Berdych, 25, said he first felt the injury in his Cincinnati Masters quarter-final win over Federer two weeks ago before it caused him to quit his semi-final against Novak Djokovic.
“I already knew there was a problem. I had it in Cincinnati, so it was a case of just trying,” he said.
“I was lucky to finish the match against Roger and I felt it here again in the last round.
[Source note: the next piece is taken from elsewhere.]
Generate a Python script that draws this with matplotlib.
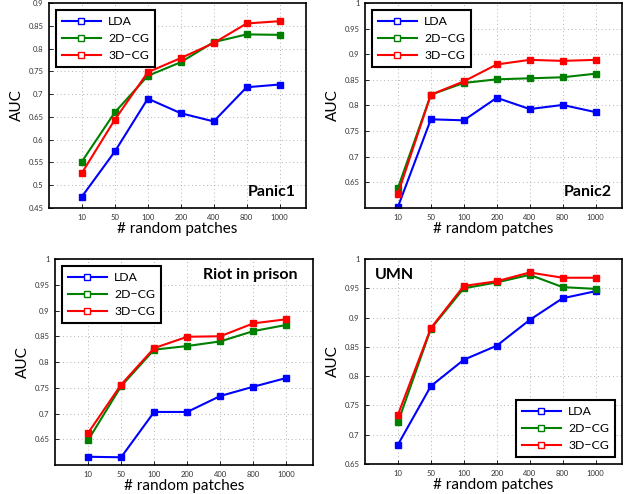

So I didn’t hit on Friday, I just got treatment and tried to relax it.”
Also going through in early third round action was 2010 French Open champion Francesca Schiavone, twice a quarter-finalist at Flushing Meadows.
The Italian seventh seed saved a match point before defeating South Africa’s Chanelle Scheepers 5-7, 7-6 (7/5), 6-3.
Schiavone will face Russian 17th seed Anastasia Pavlyuchenkova who beat Serbian 11th seed Jelena Jankovic, the 2008 runner-up, 6-4, 6-4.
German 10th seed Andrea Petkovic made the last 16 for the second successive year with a 6-4, 6-0 win over Italian 18th seed Roberta Vinci 6-4, 6-0.
She will face Carla Suarez Navarro who put out fellow Spaniard Silvia Soler-Espinosa 6-0, 6-4.
Later Saturday, men’s top seed Djokovic eyes his 60th win in 62 matches this year when he tackles Russian veteran Nikolay Davydenko, a semi-finalist in 2006 and 2007.
Djokovic has lost just three games in his first two rounds as he bids to win a first US Open title and add to the Australian Open and Wimbledon crowns he has already collected in his record-breaking year.
Three-time women’s champion Serena Williams takes a 5-1 career record over Belarusian fourth seed Victoria Azarenka into their third round encounter.
Williams has dropped just three games so far at this year’s event.
In a tournament which saw former winner Maria Sharapova, French Open champion Li Na and Wimbledon winner Petra Kvitova all fail to get beyond the second round, the American is now the favorite to capture a fourth US Open.